INSTRUCTIONS FOR THE TASK: It is required that the lines from the top of the listing through the line with "(foot) at (398,1043)" be reproduced exactly, excluding pictures.

──────── INFORMATION PROVIDED ────────

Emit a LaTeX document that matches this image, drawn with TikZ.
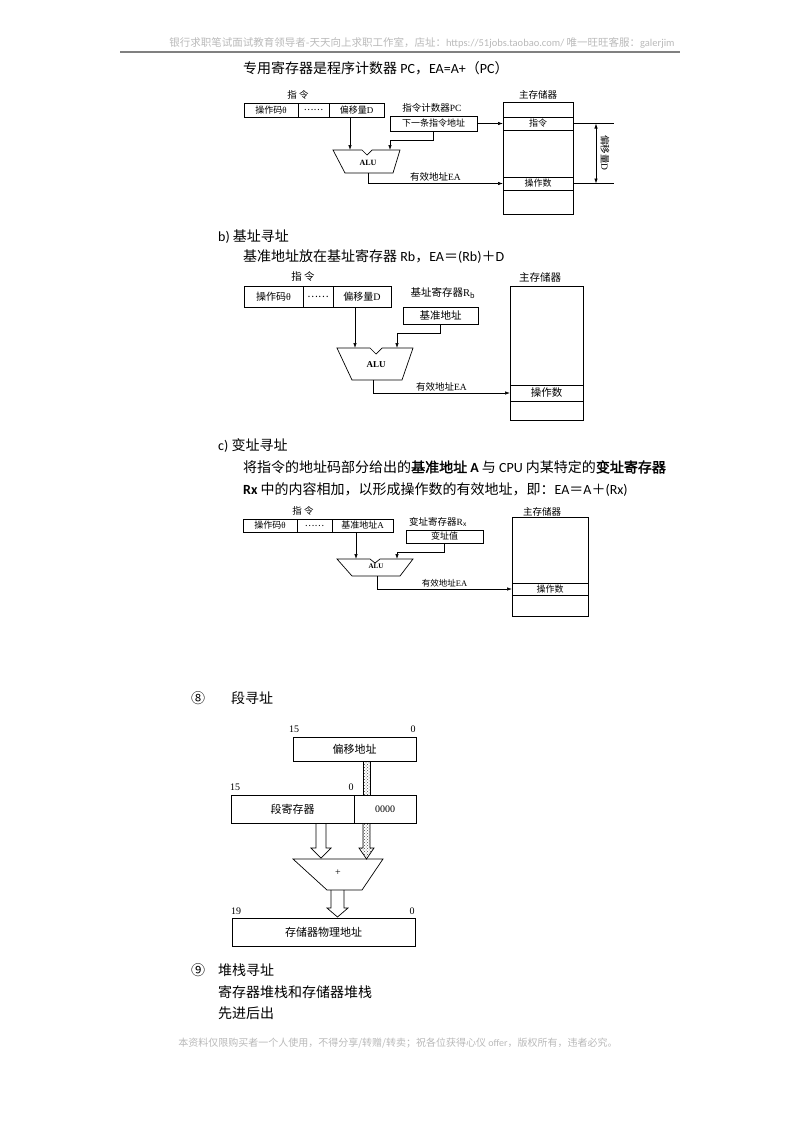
\documentclass[tikz,border=0pt]{standalone}
\usepackage{fontspec}
\setmainfont{Noto Sans CJK SC}
\newfontfamily\lat{Carlito}
\newfontfamily\ser{Liberation Serif}
\newfontfamily\cjkb{Noto Sans CJK SC}[FakeBold=2]
\usetikzlibrary{arrows.meta}
\usetikzlibrary{positioning}
\usetikzlibrary{patterns}

\begin{document}
\begin{tikzpicture}[x=1pt, y=-1pt,
  body/.style={anchor=west, inner sep=0pt, font=\fontsize{14}{16}\selectfont},
  faint/.style={inner sep=0pt, text=gray!55, font=\fontsize{10.5}{12}\selectfont},
  cell/.style={draw, line width=0.7pt, inner sep=0pt, outer sep=0pt, font=\fontsize{9}{10}\selectfont},
  tag/.style={inner sep=0pt, font=\fontsize{9.5}{11}\selectfont},
  num/.style={inner sep=0pt, font=\ser\fontsize{10}{11}\selectfont},
  alu/.style={inner sep=0pt, font=\ser\bfseries\fontsize{8}{9}\selectfont},
  wire/.style={line width=0.7pt},
  arr/.style={wire, -{Latex[length=5pt, width=3.5pt]}}]

  \useasboundingbox (0,0) rectangle (800,1132);

  % Page header and footer
  \node[faint] (head) at (422,43) {银行求职笔试面试教育领导者-天天向上求职工作室，店址：{\lat https://51jobs.taobao.com/} 唯一旺旺客服：{\lat galerjim}};
  \draw[gray, line width=1.3pt] (120,52) -- (680,52);
  \node[faint, font=\fontsize{10}{12}\selectfont] (foot) at (398,1043) {本资料仅限购买者一个人使用，不得分享/转赠/转卖；祝各位获得心仪 {\lat offer}，版权所有，违者必究。};

  % Body text
  \node[body] (s1) at (243,68) {专用寄存器是程序计数器 {\lat PC}，{\lat EA=A+}（{\lat PC}）};
  \node[body] (b0) at (218,237) {{\lat b)} 基址寻址};
  \node[body] (b1) at (243,257) {基准地址放在基址寄存器 {\lat Rb}，{\lat EA}＝{\lat (Rb)}＋{\lat D}};
  \node[body] (c0) at (218,446) {{\lat c)} 变址寻址};
  \node[body] (c1) at (243,467) {将指令的地址码部分给出的{\cjkb 基准地址} {\lat\bfseries A} 与 {\lat CPU} 内某特定的{\cjkb 变址寄存器}};
  \node[body] (c2) at (243,490) {{\lat\bfseries Rx} 中的内容相加，以形成操作数的有效地址，即：{\lat EA}＝{\lat A}＋{\lat (Rx)}};
  \node[body] (s8) at (191,698) {⑧\hspace{26pt}段寻址};
  \node[body] (s9) at (191,970) {⑨\hspace{13pt}堆栈寻址};
  \node[body] (s9a) at (218,992) {寄存器堆栈和存储器堆栈};
  \node[body] (s9b) at (218,1013) {先进后出};

  % Relative addressing: instruction, PC, ALU, memory
  \node[tag] (t1) at (298,95) {指\ 令};
  \node[cell, minimum width=54pt, minimum height=14pt] (op1) at (271,110) {操作码{\ser θ}};
  \node[cell, minimum width=31pt, minimum height=14pt, right=0pt of op1] (dt1) {……};
  \node[cell, minimum width=55pt, minimum height=14pt, right=0pt of dt1] (dp1) {偏移量{\ser D}};
  \node[tag] (pcl1) at (432,108) {指令计数器{\ser PC}};
  \node[cell, minimum width=87pt, minimum height=15pt] (pc1) at (433.5,123.5) {下一条指令地址};
  \draw[wire] (333,150) -- (362,150) -- (367,155) -- (372,150) -- (400,150) -- (393,173) -- (345,173) -- cycle;
  \node[alu] (alu1) at (368,163) {ALU};
  \coordinate (in1a) at (350,150);
  \coordinate (in1b) at (390,150);
  \coordinate (out1) at (368,173);
  \node[tag] (ml1) at (538,95) {主存储器};
  \node[cell, minimum width=70pt, minimum height=112pt] (mem1) at (538,158) {};
  \node[cell, minimum width=70pt, minimum height=13pt] (ins1) at (538,123.5) {指令};
  \node[cell, minimum width=70pt, minimum height=13pt] (opd1) at (538,183.5) {操作数};
  \draw[arr] (in1a |- dp1.south) -- (in1a);
  \draw[arr] (pc1.south) -- ++(0,9) -| (in1b);
  \draw[arr] (pc1.east) -- (ins1.west);
  \draw[arr] (out1) |- (opd1.west) node[tag, pos=0.75, above=1.5pt] (ea1) {有效地址{\ser EA}};
  \draw[wire] (ins1.east) -- ++(41,0) coordinate (d1a);
  \draw[wire] (opd1.east) -- ++(41,0) coordinate (d1b);
  \draw[wire, {Latex[length=5pt, width=3.5pt]}-{Latex[length=5pt, width=3.5pt]}] ([xshift=-18pt]d1a) -- ([xshift=-18pt]d1b);
  \node[tag, rotate=-90] (dl1) at (605,153) {偏移量{\ser D}};

  % Base addressing
  \node[tag, font=\fontsize{10.5}{12}\selectfont] (t2) at (303,277) {指\ 令};
  \node[cell, font=\fontsize{10}{11}\selectfont, minimum width=59pt, minimum height=21pt] (op2) at (273.5,296.5) {操作码{\ser θ}};
  \node[cell, font=\fontsize{10}{11}\selectfont, minimum width=30pt, minimum height=21pt, right=0pt of op2] (dt2) {……};
  \node[cell, font=\fontsize{10}{11}\selectfont, minimum width=58pt, minimum height=21pt, right=0pt of dt2] (dp2) {偏移量{\ser D}};
  \node[tag, font=\fontsize{10.5}{12}\selectfont] (rbl) at (443,293) {基址寄存器{\ser R}$_{\mathrm{b}}$};
  \node[cell, font=\fontsize{10.5}{12}\selectfont, minimum width=75pt, minimum height=17pt] (rb) at (440.5,315.5) {基准地址};
  \draw[wire] (337,348) -- (370,348) -- (376,354) -- (382,348) -- (413,348) -- (402,380) -- (352,380) -- cycle;
  \node[alu, font=\ser\bfseries\fontsize{9}{10}\selectfont] (alu2) at (376,365) {ALU};
  \coordinate (in2a) at (355,348);
  \coordinate (in2b) at (397,348);
  \coordinate (out2) at (373,380);
  \node[tag, font=\fontsize{10.5}{12}\selectfont] (ml2) at (540,277) {主存储器};
  \node[cell, minimum width=73pt, minimum height=134pt] (mem2) at (546.5,353) {};
  \node[cell, font=\fontsize{10.5}{12}\selectfont, minimum width=73pt, minimum height=16pt] (opd2) at (546.5,393) {操作数};
  \draw[arr] (in2a |- dp2.south) -- (in2a);
  \draw[arr] (rb.south) -- ++(0,9) -| (in2b);
  \draw[arr] (out2) |- (opd2.west) node[tag, pos=0.75, above=1.5pt] (ea2) {有效地址{\ser EA}};

  % Index addressing
  \node[tag] (t3) at (303,511) {指\ 令};
  \node[cell, minimum width=54pt, minimum height=13pt] (op3) at (270,525.5) {操作码{\ser θ}};
  \node[cell, minimum width=35pt, minimum height=13pt, right=0pt of op3] (dt3) {……};
  \node[cell, minimum width=61pt, minimum height=13pt, right=0pt of dt3] (ba3) {基准地址{\ser A}};
  \node[tag] (rxl) at (438,522) {变址寄存器{\ser R}$_{\mathrm{x}}$};
  \node[cell, minimum width=77pt, minimum height=13pt] (rx) at (444.5,536.5) {变址值};
  \draw[wire] (337,559) -- (370,559) -- (375,563) -- (380,559) -- (413,559) -- (400,576) -- (352,576) -- cycle;
  \node[alu, font=\ser\bfseries\fontsize{7}{8}\selectfont] (alu3) at (376,566.5) {ALU};
  \coordinate (in3a) at (356,559);
  \coordinate (in3b) at (397,559);
  \coordinate (out3) at (377,576);
  \node[tag] (ml3) at (542,512) {主存储器};
  \node[cell, minimum width=76pt, minimum height=99pt] (mem3) at (550,566.5) {};
  \node[cell, minimum width=76pt, minimum height=12pt] (opd3) at (550,589) {操作数};
  \draw[arr] (in3a |- ba3.south) -- (in3a);
  \draw[arr] (rx.south) -- ++(0,9) -| (in3b);
  \draw[arr] (out3) |- (opd3.west) node[tag, font=\fontsize{8.5}{10}\selectfont, pos=0.75, above=1.5pt] (ea3) {有效地址{\ser EA}};

  % Segment addressing
  \node[num] (n1) at (294,729) {15};
  \node[num] (n2) at (413,729) {0};
  \node[cell, font=\fontsize{11}{12}\selectfont, minimum width=123pt, minimum height=24pt] (off) at (354.5,749) {偏移地址};
  \node[num] (n3) at (235,787) {15};
  \node[num] (n4) at (351,787) {0};
  \node[cell, font=\fontsize{11}{12}\selectfont, minimum width=123pt, minimum height=28pt] (seg) at (292.5,809) {段寄存器};
  \node[cell, font=\ser\fontsize{10}{11}\selectfont, minimum width=62pt, minimum height=28pt, right=0pt of seg] (zero) {0000};
  \draw[wire] (293,859) -- (383,859) -- (362,890) -- (327,890) -- cycle;
  \node[num] (add) at (338,873) {+};
  \node[num] (n5) at (236,911) {19};
  \node[num] (n6) at (412,911) {0};
  \node[cell, font=\fontsize{11}{12}\selectfont, minimum width=183pt, minimum height=28pt] (pa) at (323.5,932) {存储器物理地址};

  % Wide arrows between the registers
  \filldraw[wire, pattern=crosshatch dots, pattern color=black!70] (363,761) rectangle (370,795);
  \filldraw[wire, pattern=crosshatch dots, pattern color=black!70] (363,823) -- (363,848) -- (359,848) -- (366.5,859) -- (374,848) -- (370,848) -- (370,823);
  \draw[wire] (316,823) -- (316,848) -- (311,848) -- (321,858) -- (331,848) -- (326,848) -- (326,823);
  \draw[wire] (331,890) -- (331,908) -- (327,908) -- (337.5,917) -- (348,908) -- (344,908) -- (344,890);
\end{tikzpicture}
\end{document}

────────

TASK ANSWER:
Emit a LaTeX document that matches this image, drawn with TikZ.
\documentclass[tikz,border=0pt]{standalone}
\usepackage{fontspec}
\setmainfont{Noto Sans CJK SC}
\newfontfamily\lat{Carlito}
\newfontfamily\ser{Liberation Serif}
\newfontfamily\cjkb{Noto Sans CJK SC}[FakeBold=2]
\usetikzlibrary{arrows.meta}
\usetikzlibrary{positioning}
\usetikzlibrary{patterns}

\begin{document}
\begin{tikzpicture}[x=1pt, y=-1pt,
  body/.style={anchor=west, inner sep=0pt, font=\fontsize{14}{16}\selectfont},
  faint/.style={inner sep=0pt, text=gray!55, font=\fontsize{10.5}{12}\selectfont},
  cell/.style={draw, line width=0.7pt, inner sep=0pt, outer sep=0pt, font=\fontsize{9}{10}\selectfont},
  tag/.style={inner sep=0pt, font=\fontsize{9.5}{11}\selectfont},
  num/.style={inner sep=0pt, font=\ser\fontsize{10}{11}\selectfont},
  alu/.style={inner sep=0pt, font=\ser\bfseries\fontsize{8}{9}\selectfont},
  wire/.style={line width=0.7pt},
  arr/.style={wire, -{Latex[length=5pt, width=3.5pt]}}]

  \useasboundingbox (0,0) rectangle (800,1132);

  % Page header and footer
  \node[faint] (head) at (422,43) {银行求职笔试面试教育领导者-天天向上求职工作室，店址：{\lat https://51jobs.taobao.com/} 唯一旺旺客服：{\lat galerjim}};
  \draw[gray, line width=1.3pt] (120,52) -- (680,52);
  \node[faint, font=\fontsize{10}{12}\selectfont] (foot) at (398,1043) {本资料仅限购买者一个人使用，不得分享/转赠/转卖；祝各位获得心仪 {\lat offer}，版权所有，违者必究。};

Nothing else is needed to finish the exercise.